Mais les administrés se comportent mal et font preuve d’une exigence digne d’un Prince de sang. Notre société est devenue une société de consommateurs, individualistes et capricieux. La vie municipale n’échappe pas à cette (fâcheuse) tendance. L’immense majorité des maires perçoivent de maigres indemnités.
Crainte sur les municipales de 2020
En revanche, certains de nos contemporains ne sont pas avares d’ingratitude et parfois d’agressivité. Les maires en souffrent. Ce n’est pas pour rien que beaucoup raccrochent l’écharpe tricolore. Ils ne vont pas se représenter aux prochaines municipales.

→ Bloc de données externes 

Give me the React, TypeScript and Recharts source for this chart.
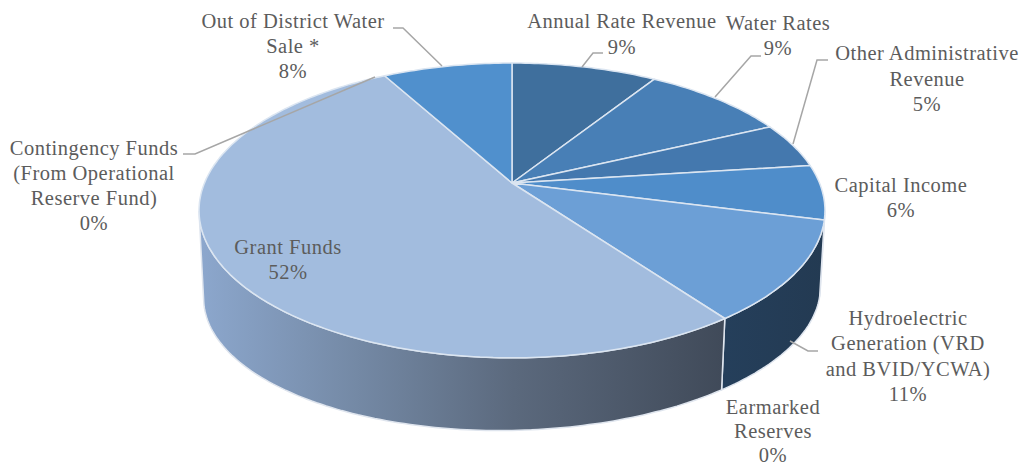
import React from "react";
import { PieChart, Pie } from "recharts";

// Revenue sources, clockwise from twelve o'clock.
const categories = [
  "Annual Rate Revenue",
  "Water Rates",
  "Other Administrative Revenue",
  "Capital Income",
  "Hydroelectric Generation (VRD and BVID/YCWA)",
  "Earmarked Reserves",
  "Grant Funds",
  "Contingency Funds (From Operational Reserve Fund)",
  "Out of District Water Sale *",
];
const shares = [9, 9, 5, 6, 11, 0, 52, 0, 8];

const topColors = ["#3f6f9d", "#487fb6", "#4478ae", "#4f8dca", "#6c9fd6", "#7f9ac0", "#a2bcde", "#a2bcde", "#5090cd"];
const wallColors = ["#24384f", "#2a435f", "#263c55", "#263d56", "url(#hydroWall)", "#3f4a5a", "url(#grantWall)", "#8ba6cc", "#2f4f73"];

const labelLines = [
  ["Annual Rate Revenue"],
  ["Water Rates"],
  ["Other Administrative", "Revenue"],
  ["Capital Income"],
  ["Hydroelectric", "Generation (VRD", "and BVID/YCWA)"],
  ["Earmarked", "Reserves"],
  ["Grant Funds"],
  ["Contingency Funds", "(From Operational", "Reserve Fund)"],
  ["Out of District Water", "Sale *"],
];

// Label anchor: horizontal centre, first baseline, line pitch.
const labelAnchors = [
  [622, 28, 25.5],
  [778, 30, 25],
  [927, 60, 25.5],
  [901, 192, 25],
  [908, 325, 25.3],
  [773, 414, 24],
  [288, 254, 24.5],
  [94, 155, 25],
  [293, 28, 25],
];

// Leader lines from label to slice edge.
const leaders: (number[][] | null)[] = [
  [[603, 53], [593, 53], [582, 67]],
  [[761, 56], [751, 56], [715, 97]],
  [[828, 60], [817, 60], [793, 144]],
  null,
  [[818, 351], [808, 351], [790, 341]],
  null,
  null,
  [[183, 154], [195, 154], [375, 77]],
  [[393, 28], [403, 28], [442, 66]],
];

// Perspective projection of the disc: top face and underside.
const topFace = { a: 307.5, b: 142.3, k: 0.186, dy: 0, tilt: 0 };
const underside = { a: 303, b: 133, k: 0.186, dy: 84, tilt: -0.018 };

// The side wall is only seen between the two silhouette tangents of the disc.
const wallFrom = 101;
const wallTo = 259;

const project = (cx: number, cy: number, deg: number, f: typeof topFace) => {
  const t = (deg * Math.PI) / 180;
  const u = Math.sin(t);
  const v = Math.cos(t);
  const d = 1 + f.k * v;
  const dx = (f.a * u) / d;
  return [cx + dx, cy + f.dy - (f.b * v) / d + f.tilt * dx];
};

const arc = (cx: number, cy: number, from: number, to: number, f: typeof topFace) => {
  const pts: number[][] = [];
  const n = Math.max(1, Math.ceil(Math.abs(to - from)));
  for (let i = 0; i <= n; i++) pts.push(project(cx, cy, from + ((to - from) * i) / n, f));
  return pts;
};

const toPath = (pts: number[][]) =>
  pts.map((p, i) => `${i ? "L" : "M"}${p[0].toFixed(1)} ${p[1].toFixed(1)}`).join(" ") + " Z";

const TopSlice = (props: any) => {
  const { cx, cy, startAngle, endAngle, fill } = props;
  if (startAngle === endAngle) return <g />;
  const pts = [[cx, cy], ...arc(cx, cy, 90 - startAngle, 90 - endAngle, topFace)];
  return <path d={toPath(pts)} fill={fill} stroke="#dbe5f1" strokeWidth={1.5} strokeLinejoin="round" />;
};

const WallSlice = (props: any) => {
  const { cx, cy, startAngle, endAngle, fill } = props;
  const from = Math.max(90 - startAngle, wallFrom);
  const to = Math.min(90 - endAngle, wallTo);
  if (to <= from) return <g />;
  const pts = [...arc(cx, cy, from, to, topFace), ...arc(cx, cy, to, from, underside)];
  return <path d={toPath(pts)} fill={fill} stroke="#dfe5ee" strokeWidth={1.5} strokeLinejoin="round" />;
};

const SliceLabel = (props: any) => {
  const { index, value } = props;
  const [x, y, pitch] = labelAnchors[index];
  const lines = [...labelLines[index], `${value}%`];
  const leader = leaders[index];
  return (
    <g>
      {leader && (
        <polyline
          points={leader.map((p) => p.join(",")).join(" ")}
          fill="none"
          stroke="#a6a6a6"
          strokeWidth={1.5}
        />
      )}
      <text
        x={x}
        y={y}
        textAnchor="middle"
        fill="#5c5c5c"
        fontFamily="'Liberation Serif', serif"
        fontSize={20.5}
        letterSpacing={0.5}
      >
        {lines.map((line, i) => (
          <tspan key={i} x={x} y={y + i * pitch}>
            {line}
          </tspan>
        ))}
      </text>
    </g>
  );
};

const rows = categories.map((name, i) => ({ name, value: shares[i] }));
const topRows = rows.map((r, i) => ({ ...r, fill: topColors[i] }));
const wallRows = rows.map((r, i) => ({ ...r, fill: wallColors[i] }));

export default function App() {
  return (
    <div style={{ position: "absolute", left: 0, top: 0 }}>
      <PieChart width={1024} height={466} margin={{ top: 0, right: 0, bottom: 0, left: 0 }}>
        <defs>
          <linearGradient id="grantWall" gradientUnits="userSpaceOnUse" x1="200" y1="0" x2="723" y2="0">
            <stop offset="0" stopColor="#8ca7cd" />
            <stop offset="0.3" stopColor="#7489a5" />
            <stop offset="0.6" stopColor="#5b697d" />
            <stop offset="1" stopColor="#404a59" />
          </linearGradient>
          <linearGradient id="hydroWall" gradientUnits="userSpaceOnUse" x1="723" y1="0" x2="825" y2="0">
            <stop offset="0" stopColor="#253f5b" />
            <stop offset="1" stopColor="#233a52" />
          </linearGradient>
        </defs>
        <Pie
          data={wallRows}
          dataKey="value"
          nameKey="name"
          cx={512}
          cy={183}
          outerRadius={120}
          startAngle={90}
          endAngle={-270}
          shape={WallSlice}
          isAnimationActive={false}
          label={false}
          labelLine={false}
        />
        <Pie
          data={topRows}
          dataKey="value"
          nameKey="name"
          cx={512}
          cy={183}
          outerRadius={120}
          startAngle={90}
          endAngle={-270}
          shape={TopSlice}
          isAnimationActive={false}
          label={SliceLabel}
          labelLine={false}
        />
      </PieChart>
    </div>
  );
}
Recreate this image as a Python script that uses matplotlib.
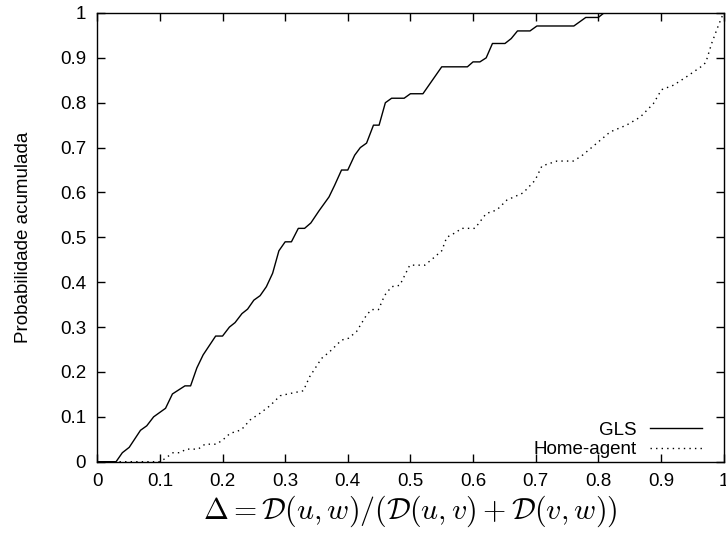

Malheureusement, ce sont généralement les plus méritants. Les maires des grandes villes bénéficient d’une « protection institutionnelle » : des services qui font « tampons » avec les administrés, voiture de fonction et « vraies » indemnités.
En revanche, les élus des petites communes sont en première ligne. Leur engagement est « total ». Les administrés vont sonner à leur porte pour une poubelle renversée et ils doivent annoncer les accidents de la route aux familles.
La « lessiveuse » des communautés de communes
Depuis des années, Paris leur enlève des prérogatives et les a « noyés » dans des regroupements de communes. Quand il n’est pas malmené par ses administrés, le maire rural est plongé dans la lessiveuse des communautés de communes. Au fil du temps, il est devenu un « bras qui se lève » pour voter au sein des structures intercommunales. La décentralisation a supprimé la tutelle du préfet. Elle l’a remplacé par une autre forme de tutelle : celle des grands élus sur les petits. La France bénéficie d’une richesse : ses maires ruraux.
Espèce en voie de disparition
Les gouvernements de gauche et de droite (sans parler de Bercy et de la baisse des dotations) ont ruiné ce « trésor ». L’urbanisation à outrance et l’obésité des métropoles suscitent un retour vers les campagnes et les villes moyennes. De plus en plus de citadins quittent la ville et s’installent dans des territoires à taille humaine, sans embolie des transports et avec une qualité de vie. Malheureusement, ils trouvent des espaces ou une « espèce » est en voie de disparition : les maires ruraux.